We’ve already had a discussion of Pynchon’s use of “sez” in this book. There’s another slangy thing in here that I like quite a lot and which appeared a few times in this week’s reading.
It’s the above mentioned “oboy oboy.”
There is something so endearingly childish in this phrase, that I think it really conveys the glee which Slothrop (as I believe it is always him who thinks it) exhibits. I’ve never seen it written that way anywhere else and I find it very effective.
Now I had assumed that this device was littered throughout the book. But a Google Book search turns up only 8 instances of it in total (and two of those come after the spoiler line). So, perhaps it has just stuck with me.

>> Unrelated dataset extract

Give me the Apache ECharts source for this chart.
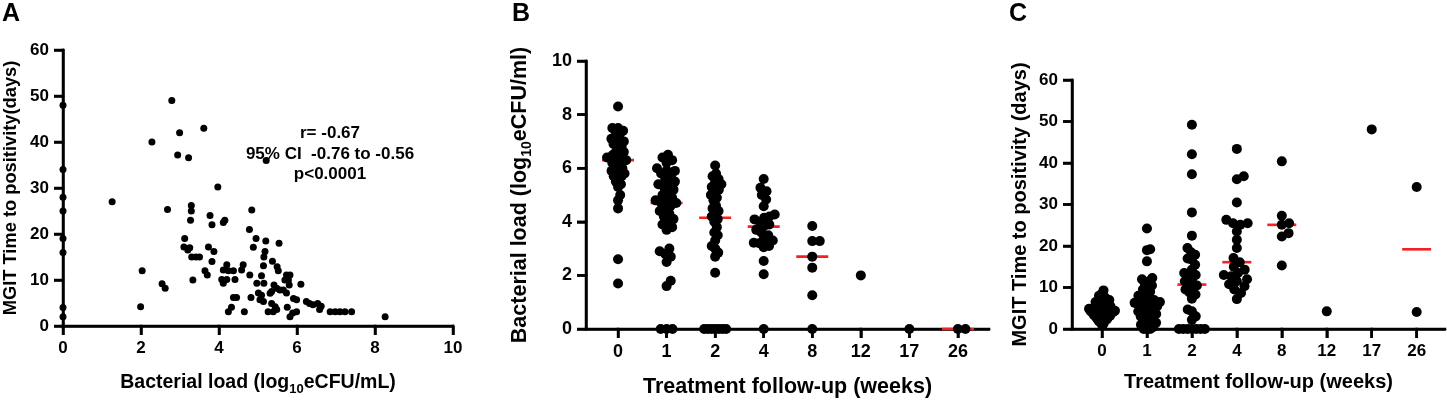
<!DOCTYPE html>
<html>
<head>
<meta charset="utf-8">
<script src="https://cdn.jsdelivr.net/npm/echarts@6/dist/echarts.min.js"></script>
<style>
  html, body { margin: 0; padding: 0; background: #fff; }
  #chart { width: 1447px; height: 403px; }
</style>
</head>
<body>
<div id="chart"></div>
<script>
// ---- data ----
const weeks = ['0', '1', '2', '4', '8', '12', '17', '26'];
const loadTicksA = [0, 2, 4, 6, 8, 10];
const loadTicksB = [0, 2, 4, 6, 8, 10];
const ttpTicks = [0, 10, 20, 30, 40, 50, 60];

// A: [bacterial load (log10 eCFU/mL), MGIT time to positivity (days)]
const loadVsTtp = [
  [0, 48], [0, 34], [0, 28], [0, 25], [0, 19], [0, 16], [0, 4], [0, 2],
  [1.26, 27], [2.79, 49], [2.28, 40], [2.99, 42], [2.94, 37.2], [3.22, 36.6], [3.61, 43], [5.21, 36],
  [3.97, 30.2], [2.68, 25.3], [3.29, 26.2], [3.29, 25], [3.27, 23], [3.77, 24], [3.82, 22], [4.11, 22.5],
  [4.15, 23], [4.84, 25.2], [3.12, 19], [3.1, 17.2], [3.2, 16.5], [3.25, 17], [3.3, 15], [3.41, 15],
  [3.5, 15], [3.73, 17.2], [3.87, 16.2], [3.82, 14], [3.64, 12], [3.7, 11.1], [3.33, 10], [2.03, 12],
  [1.99, 4.2], [2.54, 9.2], [2.62, 8.2], [4.78, 21], [4.95, 19], [4.88, 17.1], [5.2, 18.5], [5.54, 18],
  [5.18, 16.2], [5.15, 15], [5.37, 14.1], [5.49, 12.9], [5.52, 12], [5.14, 13.1], [4.2, 13.3], [4.11, 12.2],
  [4.24, 12], [4.37, 12], [4.58, 12.2], [4.62, 13.3], [4.07, 10.1], [4.2, 10.1], [4.11, 9.3], [4.41, 10.1],
  [4.79, 11.1], [5.09, 10.9], [4.97, 9.3], [5.15, 9.3], [5.73, 11.1], [5.82, 11.1], [5.69, 10], [5.78, 10],
  [5.8, 8.9], [6.1, 9.1], [5.41, 8.9], [5.48, 8.2], [5.56, 7.8], [5.35, 7.5], [5.31, 7.1], [5.01, 7.2],
  [5.09, 6.7], [5.05, 5.7], [5.14, 5.3], [5.65, 7.8], [5.73, 7.2], [4.82, 6.2], [4.37, 6.2], [4.45, 6.2],
  [4.32, 4.1], [4.24, 3.1], [4.65, 3.1], [5.35, 4.9], [5.44, 4.2], [5.48, 3.6], [5.26, 3.1], [5.39, 3.1],
  [5.75, 4.1], [5.82, 2], [5.89, 2.8], [5.99, 3.1], [5.91, 6], [5.99, 5.7], [6.24, 5.3], [6.32, 4.9],
  [6.41, 4.6], [6.53, 4.9], [6.62, 4.3], [6.58, 3.6], [6.85, 3.1], [6.98, 3.1], [7.1, 3.1], [7.23, 3.1],
  [7.4, 3.1], [8.26, 2]
];
const statLines = ['r= -0.67', '95% CI  -0.76 to -0.56', 'p<0.0001'];

// B: bacterial load per follow-up week
const loadW0 = [8.3, 7.5, 7.5, 7.4, 7.4, 7.3, 7.2, 7.1, 7.0, 7.0, 6.9, 6.9, 6.8, 6.7, 6.6, 6.6, 6.5, 6.5, 6.4, 6.4, 6.4, 6.3,
  6.3, 6.3, 6.2, 6.2, 6.1, 6.0, 6.0, 5.9, 5.9, 5.8, 5.8, 5.7, 5.7, 5.6, 5.5, 5.4, 5.3, 5.0, 4.8, 4.5, 2.6, 1.7];
const loadW1 = [6.5, 6.4, 6.3, 6.2, 6.0, 5.9, 5.9, 5.8, 5.7, 5.6, 5.5, 5.4, 5.4, 5.3, 5.2, 5.1, 5.0, 4.9, 4.8, 4.8, 4.7,
  4.7, 4.6, 4.5, 4.4, 4.3, 4.2, 4.1, 4.0, 3.9, 3.8, 3.7, 3.0, 2.9, 2.8, 2.7, 2.5, 1.8, 1.6, 0, 0, 0];
const loadW2 = [6.1, 5.8, 5.7, 5.6, 5.5, 5.4, 5.3, 5.2, 5.2, 5.0, 4.9, 4.8, 4.6, 4.5, 4.4, 4.3, 4.2, 4.1, 4.0, 3.8, 3.6,
  3.5, 3.3, 3.1, 3.0, 2.85, 2.7, 2.1, 0, 0, 0, 0, 0, 0, 0];
const loadW4 = [5.6, 5.27, 5.14, 5.0, 4.83, 4.58, 4.27, 4.2, 4.15, 4.09, 4.0, 3.9, 3.84, 3.7, 3.6, 3.5, 3.35, 3.3, 3.22,
  3.2, 3.1, 3.05, 2.54, 2.04, 0];
const loadW8 = [3.84, 3.28, 3.28, 2.7, 2.29, 1.26, 0];
const loadW12 = [2.0];
const loadW17 = [0];
const loadW26 = [0, 0];
const loadMedian = [6.3, 4.7, 4.15, 3.82, 2.7, null, null, 0];

// C: MGIT time to positivity per follow-up week
const ttpW0 = [9.3, 8.5, 8.0, 7.6, 7.2, 7.0, 6.8, 6.5, 6.3, 6.1, 6.0, 5.8, 5.6, 5.5, 5.3, 5.1, 5.0, 4.9, 4.7, 4.6, 4.5, 4.4,
  4.3, 4.3, 4.2, 4.1, 4.0, 3.9, 3.8, 3.6, 3.5, 3.4, 3.3, 3.2, 3.0, 2.9, 2.7, 2.5, 2.3, 2.1, 1.9, 1.6, 1.3, 1.0];
const ttpW1 = [24.2, 19.2, 19.0, 16.3, 12.3, 12.0, 11.5, 11.0, 10.5, 10.0, 9.5, 9.0, 8.5, 8.0, 7.5, 7.2, 7.0, 6.8, 6.5,
  6.3, 6.2, 6.0, 5.8, 5.5, 5.3, 5.0, 4.8, 4.5, 4.2, 4.0, 3.6, 3.3, 3.0, 2.7, 2.4, 2.0, 1.5, 1.0, 0.5, 0, 0, 0];
const ttpW2 = [49.2, 42.1, 37.3, 28.1, 22.5, 19.5, 18.5, 17.9, 17.0, 16.7, 15.5, 14.3, 13.5, 13.0, 12.7, 12.0, 11.5, 10.8,
  10.5, 10.0, 9.5, 8.8, 8.3, 7.3, 4.7, 4.25, 3.05, 2.2, 0, 0, 0, 0, 0, 0, 0];
const ttpW4 = [43.4, 36.8, 36.1, 30.5, 26.3, 25.5, 25.5, 25.1, 23.5, 21.5, 19.5, 17.1, 16.1, 15.0, 14.3, 13.5, 13.0,
  12.7, 12.0, 11.5, 10.8, 10.3, 9.5, 8.7, 7.2];
const ttpW8 = [40.4, 27.3, 25.5, 25.1, 23.1, 22.3, 15.3];
const ttpW12 = [4.25];
const ttpW17 = [48.1];
const ttpW26 = [34.2, 4.1];
const ttpMedian = [4.3, 6.1, 10.7, 16.1, 25.1, null, null, 19.2];

const loadByWeek = [loadW0, loadW1, loadW2, loadW4, loadW8, loadW12, loadW17, loadW26];
const ttpByWeek = [ttpW0, ttpW1, ttpW2, ttpW4, ttpW8, ttpW12, ttpW17, ttpW26];
const weekIdx = weeks.map((w, i) => i);

// ---- styling ----
const FONT = "'Liberation Sans', Arial, Helvetica, sans-serif";
const RED = '#f22222';
const AXIS_W = 2.5;
const TICK_LEN = 9;

function axisBase(fontSize) {
  return {
    axisLine: { show: true, onZero: false, lineStyle: { color: '#000', width: AXIS_W } },
    axisTick: { show: true, length: TICK_LEN, lineStyle: { color: '#000', width: AXIS_W } },
    axisLabel: { color: '#000', fontSize: fontSize, fontWeight: 'bold', fontFamily: FONT, margin: 14 },
    splitLine: { show: false }
  };
}
function nameStyle(fontSize) {
  return {
    color: '#000', fontSize: fontSize, fontWeight: 'bold', fontFamily: FONT,
    rich: {
      n: { color: '#000', fontSize: fontSize, fontWeight: 'bold', fontFamily: FONT, lineHeight: fontSize + 6 },
      s: { color: '#000', fontSize: Math.round(fontSize * 0.65), fontWeight: 'bold', fontFamily: FONT,
           verticalAlign: 'bottom', lineHeight: Math.round(fontSize * 0.65) }
    }
  };
}
function weekAxis(min, max, fontSize) {
  const a = axisBase(fontSize);
  a.axisTick.customValues = weekIdx;
  a.axisLabel.customValues = weekIdx;
  a.axisLabel.formatter = v => weeks[Math.round(v)];
  return Object.assign({ type: 'value', min: min, max: max }, a);
}
function panelTitle(text, left, top, size) {
  return { text: text, left: left, top: top, padding: 0,
    textStyle: { color: '#000', fontSize: size, fontWeight: 'bold', fontFamily: FONT } };
}

const chart = echarts.init(document.getElementById('chart'));

chart.setOption({
  animation: false,
  backgroundColor: '#fff',
  title: [
    panelTitle('A', 2, 2, 25),
    panelTitle('B', 512, 2, 25),
    panelTitle('C', 1009, 2, 25)
  ].concat(statLines.map((t, i) => Object.assign(panelTitle(t, 330, 125 + i * 20.5, 17), { textAlign: 'center' }))),
  grid: [
    { left: 63, top: 50, width: 390, height: 276 },
    { left: 586, top: 61, width: 403, height: 269 },
    { left: 1072, top: 80, width: 373, height: 249 }
  ],
  xAxis: [
    Object.assign({ type: 'value', gridIndex: 0, min: 0, max: 10, interval: 2,
      name: '{n|Bacterial load (log}{s|10}{n|eCFU/mL)}', nameLocation: 'middle', nameGap: 44,
      nameTextStyle: nameStyle(19.5) }, axisBase(17)),
    Object.assign(weekAxis(-0.66, 7.64, 18), { gridIndex: 1,
      name: 'Treatment follow-up (weeks)', nameLocation: 'middle', nameGap: 47,
      nameTextStyle: nameStyle(21.5) }),
    Object.assign(weekAxis(-0.667, 7.63, 17), { gridIndex: 2,
      name: 'Treatment follow-up (weeks)', nameLocation: 'middle', nameGap: 43,
      nameTextStyle: nameStyle(20) })
  ],
  yAxis: [
    Object.assign({ type: 'value', gridIndex: 0, min: 0, max: 60, interval: 10,
      name: 'MGIT Time to positivity(days)', nameLocation: 'middle', nameGap: 43,
      nameTextStyle: nameStyle(18.3) }, axisBase(17)),
    Object.assign({ type: 'value', gridIndex: 1, min: 0, max: 10, interval: 2,
      name: '{n|Bacterial load (log}{s|10}{n|eCFU/ml)}', nameLocation: 'middle', nameGap: 52,
      nameTextStyle: nameStyle(21.5) }, axisBase(18)),
    Object.assign({ type: 'value', gridIndex: 2, min: 0, max: 60, interval: 10,
      name: 'MGIT Time to positivity (days)', nameLocation: 'middle', nameGap: 42,
      nameTextStyle: nameStyle(20) }, axisBase(17))
  ],
  series: []
});

// beeswarm spread of each week group, done in the pixel space of that grid
function swarm(groups, gridIndex, diam, maxHalf) {
  const p0 = chart.convertToPixel({ gridIndex: gridIndex }, [0, 0]);
  const p1 = chart.convertToPixel({ gridIndex: gridIndex }, [1, 1]);
  const pxX = p1[0] - p0[0];
  const pxY = p0[1] - p1[1];
  const out = [];
  groups.forEach((vals, gi) => {
    const order = vals.map((v, i) => i).sort((a, b) => vals[a] - vals[b]);
    const placed = [];
    const off = new Array(vals.length);
    order.forEach(i => {
      const y = vals[i] * pxY;
      const near = placed.filter(p => Math.abs(p.y - y) < diam);
      const cands = [0];
      near.forEach(p => {
        const dx = Math.sqrt(diam * diam - (p.y - y) * (p.y - y));
        cands.push(p.x + dx, p.x - dx);
      });
      cands.sort((a, b) => Math.abs(a) - Math.abs(b));
      const x = cands.find(c => near.every(p => (p.x - c) * (p.x - c) + (p.y - y) * (p.y - y) >= diam * diam - 1e-6));
      placed.push({ x: x, y: y });
      off[i] = x;
    });
    const widest = Math.max.apply(null, off.map(Math.abs));
    const k = widest > maxHalf ? maxHalf / widest : 1;
    vals.forEach((v, i) => out.push([gi + off[i] * k / pxX, v]));
  });
  return out;
}
function medianPoints(meds) {
  return meds.map((m, i) => m === null ? null : [i, m]).filter(d => d !== null);
}

// axis lines and outward ticks as thin bars placed through each grid's own scale
function axisBars() {
  const axes = [
    { g: 0, xr: [0, 10], yr: [0, 60], xt: loadTicksA, yt: ttpTicks },
    { g: 1, xr: [-0.66, 7.64], yr: [0, 10], xt: weekIdx, yt: loadTicksB },
    { g: 2, xr: [-0.667, 7.63], yr: [0, 60], xt: weekIdx, yt: ttpTicks }
  ];
  const els = [];
  const h = AXIS_W / 2;
  const bar = (x1, y1, x2, y2) => els.push({ type: 'rect', silent: true, z: 1,
    shape: { x: Math.min(x1, x2) - h, y: Math.min(y1, y2) - h,
             width: Math.abs(x2 - x1) + AXIS_W, height: Math.abs(y2 - y1) + AXIS_W },
    style: { fill: '#000' } });
  axes.forEach(a => {
    const g = { gridIndex: a.g };
    const o = chart.convertToPixel(g, [a.xr[0], a.yr[0]]);
    const e = chart.convertToPixel(g, [a.xr[1], a.yr[1]]);
    bar(o[0], o[1], e[0], o[1]);
    bar(o[0], o[1], o[0], e[1]);
    a.xt.forEach(t => { const p = chart.convertToPixel(g, [t, a.yr[0]]); bar(p[0], o[1], p[0], o[1] + TICK_LEN - h); });
    a.yt.forEach(t => { const p = chart.convertToPixel(g, [a.xr[0], t]); bar(o[0] - TICK_LEN + h, p[1], o[0], p[1]); });
  });
  return els;
}

// series order gives the layering: red medians under the black dots
chart.setOption({
  graphic: axisBars(),
  series: [
    { type: 'scatter', xAxisIndex: 0, yAxisIndex: 0, data: loadVsTtp, symbolSize: 7,
      itemStyle: { color: '#000', opacity: 1 } },
    { type: 'scatter', xAxisIndex: 1, yAxisIndex: 1, data: medianPoints(loadMedian), symbol: 'rect',
      symbolSize: [32, 2.6], itemStyle: { color: RED, opacity: 1 }, silent: true },
    { type: 'scatter', xAxisIndex: 1, yAxisIndex: 1, data: swarm(loadByWeek, 1, 7.5, 11), symbolSize: 10,
      itemStyle: { color: '#000', opacity: 1 } },
    { type: 'scatter', xAxisIndex: 2, yAxisIndex: 2, data: medianPoints(ttpMedian), symbol: 'rect',
      symbolSize: [29, 2.6], itemStyle: { color: RED, opacity: 1 }, silent: true },
    { type: 'scatter', xAxisIndex: 2, yAxisIndex: 2, data: swarm(ttpByWeek, 2, 7.5, 13), symbolSize: 10,
      itemStyle: { color: '#000', opacity: 1 } }
  ]
});
</script>
</body>
</html>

I sort of wish I had more to say about this, but it struck me as a fun narrative device–and Pynchon certainly has a lot of them in this book.
I dig it too.
Me, three.
My first thought was of the original Scooby Doo cartoons, and a quick search says that Hanna-Barbera’s 1969 debut is contemporaneous with Pynchon’s writing. Coincidence, perhaps, but there is something sweet and goofy that echoes with 1970s popular culture.
Totally agree, Christine. I feel like theres a lot of 70s pop culture stuff going on (even though it is set in the 40s). The “sweetness” is a fascinating juxtaposition for so much very very unsweet behavior.
And it feels like part of that dreadful wartime pull of “live so it doesn’t feel like death.” Those bits of humanity that fight through all the bullshit like those few green plants poking through on a sandy beach.
I think that the sweetness and goofiness is indicative of his innocence. And part of growing up is the recognition of evil. Right now his paranoia feels a bit like a lark, speculating on the connections of Marvy while simultaneously dispatching him with custard pies (Was Pynchon watching so many silent films that he had to include a pie fight?) But we saw real evil in Pointsman who was wiling to damage or destroy, in the most clinical terms, another human being, the embodiment of the banality of evil. It’s like watching a vivisection of a cartoon mouse.
“It’s like watching a vivisection of a cartoon mouse” and finding out that the cartoon is a costume, beneath which there is viscera and gore and intense pain.
Thanks for the great simile to help me label my intense discomfort at watching Slothrop’s goofy innocence peeled forcibly away from his skeletal system.